**GIVEN DATA:**
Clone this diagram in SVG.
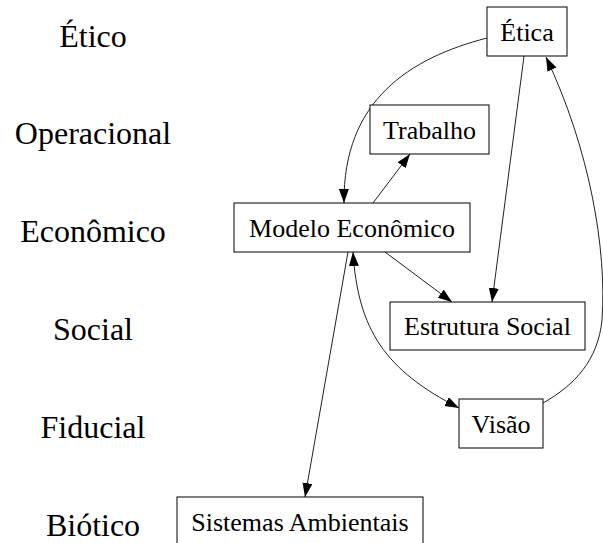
<svg xmlns="http://www.w3.org/2000/svg" width="603" height="543" viewBox="0 0 603 543">
<style>
.box{fill:#fff;stroke:#000;stroke-width:1}
.nt{font-size:26px;fill:#000;text-anchor:middle}
.lt{font-size:32px;fill:#000;text-anchor:middle}
.e{fill:none;stroke:#222;stroke-width:1}
</style>
<defs>
<marker id="ah" markerUnits="userSpaceOnUse" markerWidth="15" markerHeight="11" refX="14" refY="5" orient="auto-start-reverse">
<path d="M0,0 L14,5 L0,10 z" fill="#000"/>
</marker>
</defs>
<rect width="603" height="543" fill="#fff"/>
<g id="levels" font-family="Liberation Serif, DejaVu Serif, serif">
<text class="lt" x="93" y="47">Ético</text>
<text class="lt" x="93" y="144">Operacional</text>
<text class="lt" x="93" y="242">Econômico</text>
<text class="lt" x="93" y="340">Social</text>
<text class="lt" x="93" y="438">Fiducial</text>
<text class="lt" x="93" y="536">Biótico</text>
</g>
<g id="connectors">
<path class="e" d="M487,38 C410,58 343,100 344,203" marker-end="url(#ah)"/>
<path class="e" d="M373,203 L410,154" marker-end="url(#ah)"/>
<path class="e" d="M524,56 L492,302" marker-end="url(#ah)"/>
<path class="e" d="M385,252 L452,302" marker-end="url(#ah)"/>
<path class="e" d="M543,403 C575,385 598,360 602,320 C607,250 590,150 546,57" marker-end="url(#ah)"/>
<path class="e" d="M353,252 C358,330 385,370 459,408" marker-start="url(#ah)" marker-end="url(#ah)"/>
<path class="e" d="M348,252 L305,497" marker-end="url(#ah)"/>
</g>
<g font-family="Liberation Serif, DejaVu Serif, serif">
<g id="etica"><rect class="box" x="487" y="7" width="80" height="49"/><text class="nt" x="527" y="41">Ética</text></g>
<g id="trabalho"><rect class="box" x="370" y="105" width="119" height="49"/><text class="nt" x="429.5" y="139">Trabalho</text></g>
<g id="modelo"><rect class="box" x="234" y="203" width="236" height="49"/><text class="nt" x="352" y="237">Modelo Econômico</text></g>
<g id="estrutura"><rect class="box" x="390" y="302" width="195" height="48"/><text class="nt" x="487.5" y="335">Estrutura Social</text></g>
<g id="visao"><rect class="box" x="459" y="399" width="84" height="49"/><text class="nt" x="501" y="433">Visão</text></g>
<g id="sistemas"><rect class="box" x="177" y="497" width="246" height="49"/><text class="nt" x="300" y="531">Sistemas Ambientais</text></g>
</g>
</svg>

**JOB:**
Copy out all the data exactly; skip the pictures.

**THE RESULT:**
Clone this diagram in SVG.
<svg xmlns="http://www.w3.org/2000/svg" width="603" height="543" viewBox="0 0 603 543">
<style>
.box{fill:#fff;stroke:#000;stroke-width:1}
.nt{font-size:26px;fill:#000;text-anchor:middle}
.lt{font-size:32px;fill:#000;text-anchor:middle}
.e{fill:none;stroke:#222;stroke-width:1}
</style>
<defs>
<marker id="ah" markerUnits="userSpaceOnUse" markerWidth="15" markerHeight="11" refX="14" refY="5" orient="auto-start-reverse">
<path d="M0,0 L14,5 L0,10 z" fill="#000"/>
</marker>
</defs>
<rect width="603" height="543" fill="#fff"/>
<g id="levels" font-family="Liberation Serif, DejaVu Serif, serif">
<text class="lt" x="93" y="47">Ético</text>
<text class="lt" x="93" y="144">Operacional</text>
<text class="lt" x="93" y="242">Econômico</text>
<text class="lt" x="93" y="340">Social</text>
<text class="lt" x="93" y="438">Fiducial</text>
<text class="lt" x="93" y="536">Biótico</text>
</g>
<g id="connectors">
<path class="e" d="M487,38 C410,58 343,100 344,203" marker-end="url(#ah)"/>
<path class="e" d="M373,203 L410,154" marker-end="url(#ah)"/>
<path class="e" d="M524,56 L492,302" marker-end="url(#ah)"/>
<path class="e" d="M385,252 L452,302" marker-end="url(#ah)"/>
<path class="e" d="M543,403 C575,385 598,360 602,320 C607,250 590,150 546,57" marker-end="url(#ah)"/>
<path class="e" d="M353,252 C358,330 385,370 459,408" marker-start="url(#ah)" marker-end="url(#ah)"/>
<path class="e" d="M348,252 L305,497" marker-end="url(#ah)"/>
</g>
<g font-family="Liberation Serif, DejaVu Serif, serif">
<g id="etica"><rect class="box" x="487" y="7" width="80" height="49"/><text class="nt" x="527" y="41">Ética</text></g>
<g id="trabalho"><rect class="box" x="370" y="105" width="119" height="49"/><text class="nt" x="429.5" y="139">Trabalho</text></g>
<g id="modelo"><rect class="box" x="234" y="203" width="236" height="49"/><text class="nt" x="352" y="237">Modelo Econômico</text></g>
<g id="estrutura"><rect class="box" x="390" y="302" width="195" height="48"/><text class="nt" x="487.5" y="335">Estrutura Social</text></g>
<g id="visao"><rect class="box" x="459" y="399" width="84" height="49"/><text class="nt" x="501" y="433">Visão</text></g>
<g id="sistemas"><rect class="box" x="177" y="497" width="246" height="49"/><text class="nt" x="300" y="531">Sistemas Ambientais</text></g>
</g>
</svg>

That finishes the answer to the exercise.